##### RECORD EXCERPTS

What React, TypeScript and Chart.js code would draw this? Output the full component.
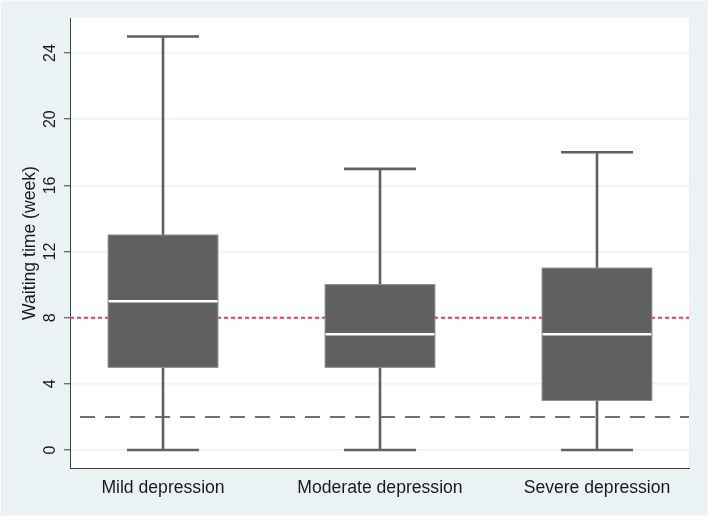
import React, { useEffect, useRef } from "react";
import { Chart, registerables } from "chart.js";

Chart.register(...registerables);

const categories = ["Mild depression", "Moderate depression", "Severe depression"];
const whiskerLow = [0, 0, 0];
const q1 = [5, 5, 3];
const medians = [9, 7, 7];
const q3 = [13, 10, 11];
const whiskerHigh = [25, 17, 18];
const yTicks = [0, 4, 8, 12, 16, 20, 24];
const refLineDotted = 8;
const refLineDashed = 2;

const FONT = "'Liberation Sans', Arial, Helvetica, sans-serif";
const BG = "#eaf2f3";

const boxPlugin = {
  id: "boxPlot",
  beforeDraw(chart: any) {
    const { ctx, chartArea, width, height } = chart;
    ctx.save();
    ctx.fillStyle = BG;
    ctx.fillRect(0, 0, width, height);
    ctx.strokeStyle = "#f5f9fa";
    ctx.lineWidth = 1;
    ctx.strokeRect(0.5, 0.5, width - 1, height - 1);
    ctx.fillStyle = "#ffffff";
    ctx.fillRect(chartArea.left, chartArea.top, chartArea.right - chartArea.left, chartArea.bottom - chartArea.top);
    ctx.restore();
  },
  beforeDatasetsDraw(chart: any) {
    const { ctx, chartArea, scales } = chart;
    const x = scales.x;
    const y = scales.y;
    ctx.save();
    // reference lines
    ctx.lineWidth = 2;
    ctx.strokeStyle = "#707070";
    ctx.setLineDash([15, 10]);
    ctx.lineDashOffset = 15;
    const yd = y.getPixelForValue(refLineDashed);
    ctx.beginPath();
    ctx.moveTo(chartArea.left, yd);
    ctx.lineTo(chartArea.right, yd);
    ctx.stroke();

    ctx.strokeStyle = "#d6406a";
    ctx.setLineDash([4, 3]);
    ctx.lineDashOffset = 0;
    const yr = y.getPixelForValue(refLineDotted);
    ctx.beginPath();
    ctx.moveTo(chartArea.left, yr);
    ctx.lineTo(chartArea.right, yr);
    ctx.stroke();
    ctx.setLineDash([]);

    categories.forEach((_, i) => {
      const pos = i + 1;
      const cx = x.getPixelForValue(pos);
      const half = x.getPixelForValue(pos + 0.253) - cx;
      const capHalf = x.getPixelForValue(pos + 0.166) - cx;
      const yLow = y.getPixelForValue(whiskerLow[i]);
      const yQ1 = y.getPixelForValue(q1[i]);
      const yMed = y.getPixelForValue(medians[i]);
      const yQ3 = y.getPixelForValue(q3[i]);
      const yHigh = y.getPixelForValue(whiskerHigh[i]);

      ctx.strokeStyle = "#606060";
      ctx.lineWidth = 2.6;
      ctx.beginPath();
      ctx.moveTo(cx, yLow);
      ctx.lineTo(cx, yQ1);
      ctx.moveTo(cx, yQ3);
      ctx.lineTo(cx, yHigh);
      ctx.moveTo(cx - capHalf, yLow);
      ctx.lineTo(cx + capHalf, yLow);
      ctx.moveTo(cx - capHalf, yHigh);
      ctx.lineTo(cx + capHalf, yHigh);
      ctx.stroke();

      ctx.fillStyle = "#606060";
      ctx.fillRect(cx - half, yQ3, half * 2, yQ1 - yQ3);
      ctx.strokeStyle = "#8a8a8a";
      ctx.lineWidth = 1;
      ctx.strokeRect(cx - half, yQ3, half * 2, yQ1 - yQ3);

      ctx.strokeStyle = "#ffffff";
      ctx.lineWidth = 2.5;
      ctx.beginPath();
      ctx.moveTo(cx - half + 0.5, yMed);
      ctx.lineTo(cx + half - 0.5, yMed);
      ctx.stroke();
    });
    ctx.restore();
  },
};

export default function App() {
  const canvasRef = useRef<HTMLCanvasElement | null>(null);

  useEffect(() => {
    document.body.style.margin = "0";
    const canvas = canvasRef.current;
    if (!canvas) return;
    const chart = new Chart(canvas, {
      type: "scatter",
      data: {
        datasets: [
          {
            data: medians.map((m, i) => ({ x: i + 1, y: m })),
            pointRadius: 0,
            pointHoverRadius: 0,
            showLine: false,
          },
        ],
      },
      options: {
        animation: false,
        responsive: true,
        maintainAspectRatio: false,
        events: [],
        layout: { padding: { left: 0, top: 18, right: 19, bottom: 0 } },
        plugins: {
          legend: { display: false },
          tooltip: { enabled: false },
        },
        scales: {
          x: {
            type: "linear",
            min: 0.5714,
            max: 3.424,
            afterBuildTicks: (scale: any) => {
              scale.ticks = categories.map((_, i) => ({ value: i + 1 }));
            },
            afterFit: (scale: any) => {
              scale.height = 48;
            },
            grid: { display: false, drawTicks: false },
            border: { display: true, color: "#404040", width: 1 },
            ticks: {
              autoSkip: false,
              maxRotation: 0,
              minRotation: 0,
              padding: 10,
              color: "#1a1a1a",
              font: { family: FONT, size: 17.6 },
              callback: (v: any) => categories[Math.round(Number(v)) - 1] ?? "",
            },
          },
          y: {
            type: "linear",
            min: -1.088,
            max: 26.12,
            afterBuildTicks: (scale: any) => {
              scale.ticks = yTicks.map((v) => ({ value: v }));
            },
            afterFit: (scale: any) => {
              scale.width = 70;
            },
            grid: {
              color: BG,
              lineWidth: 1.5,
              tickColor: "#404040",
              tickLength: 6,
              tickWidth: 1,
            },
            border: { display: true, color: "#404040", width: 1 },
            ticks: {
              minRotation: 90,
              maxRotation: 90,
              crossAlign: "center",
              padding: 5,
              autoSkip: false,
              color: "#1a1a1a",
              font: { family: FONT, size: 16 },
            },
            title: {
              display: true,
              text: "Waiting time (week)",
              color: "#1a1a1a",
              font: { family: FONT, size: 17.6 },
              padding: { top: 20, bottom: 0 },
            },
          },
        },
      },
      plugins: [boxPlugin],
    } as any);
    return () => chart.destroy();
  }, []);

  return (
    <div style={{ position: "fixed", left: 0, top: 0, width: 708, height: 516 }}>
      <canvas ref={canvasRef} />
    </div>
  );
}
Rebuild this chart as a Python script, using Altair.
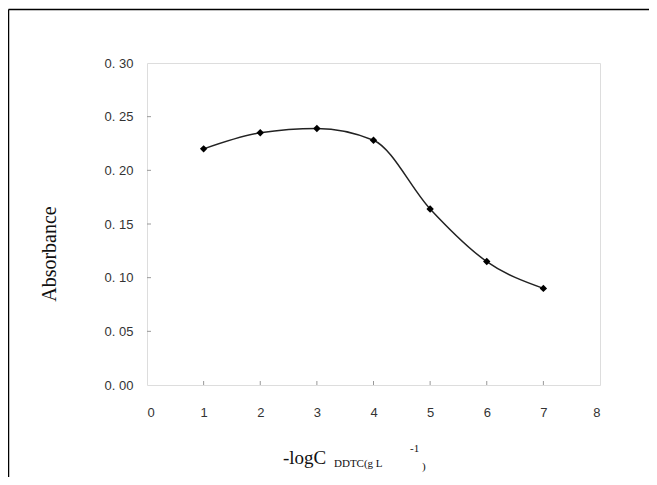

##########

→ **SET TASK**:
Transcribe the listing above verbatim. Omit the pictures.

→ **CORRECT OUTPUT**:
What React, TypeScript and Chart.js code would draw this? Output the full component.
import React, { useEffect, useRef } from "react";
import { Chart, registerables } from "chart.js";

Chart.register(...registerables);

const categories = ["Mild depression", "Moderate depression", "Severe depression"];
const whiskerLow = [0, 0, 0];
const q1 = [5, 5, 3];
const medians = [9, 7, 7];
const q3 = [13, 10, 11];
const whiskerHigh = [25, 17, 18];
const yTicks = [0, 4, 8, 12, 16, 20, 24];
const refLineDotted = 8;
const refLineDashed = 2;

const FONT = "'Liberation Sans', Arial, Helvetica, sans-serif";
const BG = "#eaf2f3";

const boxPlugin = {
  id: "boxPlot",
  beforeDraw(chart: any) {
    const { ctx, chartArea, width, height } = chart;
    ctx.save();
    ctx.fillStyle = BG;
    ctx.fillRect(0, 0, width, height);
    ctx.strokeStyle = "#f5f9fa";
    ctx.lineWidth = 1;
    ctx.strokeRect(0.5, 0.5, width - 1, height - 1);
    ctx.fillStyle = "#ffffff";
    ctx.fillRect(chartArea.left, chartArea.top, chartArea.right - chartArea.left, chartArea.bottom - chartArea.top);
    ctx.restore();
  },
  beforeDatasetsDraw(chart: any) {
    const { ctx, chartArea, scales } = chart;
    const x = scales.x;
    const y = scales.y;
    ctx.save();
    // reference lines
    ctx.lineWidth = 2;
    ctx.strokeStyle = "#707070";
    ctx.setLineDash([15, 10]);
    ctx.lineDashOffset = 15;
    const yd = y.getPixelForValue(refLineDashed);
    ctx.beginPath();
    ctx.moveTo(chartArea.left, yd);
    ctx.lineTo(chartArea.right, yd);
    ctx.stroke();

    ctx.strokeStyle = "#d6406a";
    ctx.setLineDash([4, 3]);
    ctx.lineDashOffset = 0;
    const yr = y.getPixelForValue(refLineDotted);
    ctx.beginPath();
    ctx.moveTo(chartArea.left, yr);
    ctx.lineTo(chartArea.right, yr);
    ctx.stroke();
    ctx.setLineDash([]);

    categories.forEach((_, i) => {
      const pos = i + 1;
      const cx = x.getPixelForValue(pos);
      const half = x.getPixelForValue(pos + 0.253) - cx;
      const capHalf = x.getPixelForValue(pos + 0.166) - cx;
      const yLow = y.getPixelForValue(whiskerLow[i]);
      const yQ1 = y.getPixelForValue(q1[i]);
      const yMed = y.getPixelForValue(medians[i]);
      const yQ3 = y.getPixelForValue(q3[i]);
      const yHigh = y.getPixelForValue(whiskerHigh[i]);

      ctx.strokeStyle = "#606060";
      ctx.lineWidth = 2.6;
      ctx.beginPath();
      ctx.moveTo(cx, yLow);
      ctx.lineTo(cx, yQ1);
      ctx.moveTo(cx, yQ3);
      ctx.lineTo(cx, yHigh);
      ctx.moveTo(cx - capHalf, yLow);
      ctx.lineTo(cx + capHalf, yLow);
      ctx.moveTo(cx - capHalf, yHigh);
      ctx.lineTo(cx + capHalf, yHigh);
      ctx.stroke();

      ctx.fillStyle = "#606060";
      ctx.fillRect(cx - half, yQ3, half * 2, yQ1 - yQ3);
      ctx.strokeStyle = "#8a8a8a";
      ctx.lineWidth = 1;
      ctx.strokeRect(cx - half, yQ3, half * 2, yQ1 - yQ3);

      ctx.strokeStyle = "#ffffff";
      ctx.lineWidth = 2.5;
      ctx.beginPath();
      ctx.moveTo(cx - half + 0.5, yMed);
      ctx.lineTo(cx + half - 0.5, yMed);
      ctx.stroke();
    });
    ctx.restore();
  },
};

export default function App() {
  const canvasRef = useRef<HTMLCanvasElement | null>(null);

  useEffect(() => {
    document.body.style.margin = "0";
    const canvas = canvasRef.current;
    if (!canvas) return;
    const chart = new Chart(canvas, {
      type: "scatter",
      data: {
        datasets: [
          {
            data: medians.map((m, i) => ({ x: i + 1, y: m })),
            pointRadius: 0,
            pointHoverRadius: 0,
            showLine: false,
          },
        ],
      },
      options: {
        animation: false,
        responsive: true,
        maintainAspectRatio: false,
        events: [],
        layout: { padding: { left: 0, top: 18, right: 19, bottom: 0 } },
        plugins: {
          legend: { display: false },
          tooltip: { enabled: false },
        },
        scales: {
          x: {
            type: "linear",
            min: 0.5714,
            max: 3.424,
            afterBuildTicks: (scale: any) => {
              scale.ticks = categories.map((_, i) => ({ value: i + 1 }));
            },
            afterFit: (scale: any) => {
              scale.height = 48;
            },
            grid: { display: false, drawTicks: false },
            border: { display: true, color: "#404040", width: 1 },
            ticks: {
              autoSkip: false,
              maxRotation: 0,
              minRotation: 0,
              padding: 10,
              color: "#1a1a1a",
              font: { family: FONT, size: 17.6 },
              callback: (v: any) => categories[Math.round(Number(v)) - 1] ?? "",
            },
          },
          y: {
            type: "linear",
            min: -1.088,
            max: 26.12,
            afterBuildTicks: (scale: any) => {
              scale.ticks = yTicks.map((v) => ({ value: v }));
            },
            afterFit: (scale: any) => {
              scale.width = 70;
            },
            grid: {
              color: BG,
              lineWidth: 1.5,
              tickColor: "#404040",
              tickLength: 6,
              tickWidth: 1,
            },
            border: { display: true, color: "#404040", width: 1 },
            ticks: {
              minRotation: 90,
              maxRotation: 90,
              crossAlign: "center",
              padding: 5,
              autoSkip: false,
              color: "#1a1a1a",
              font: { family: FONT, size: 16 },
            },
            title: {
              display: true,
              text: "Waiting time (week)",
              color: "#1a1a1a",
              font: { family: FONT, size: 17.6 },
              padding: { top: 20, bottom: 0 },
            },
          },
        },
      },
      plugins: [boxPlugin],
    } as any);
    return () => chart.destroy();
  }, []);

  return (
    <div style={{ position: "fixed", left: 0, top: 0, width: 708, height: 516 }}>
      <canvas ref={canvasRef} />
    </div>
  );
}
Rebuild this chart as a Python script, using Altair.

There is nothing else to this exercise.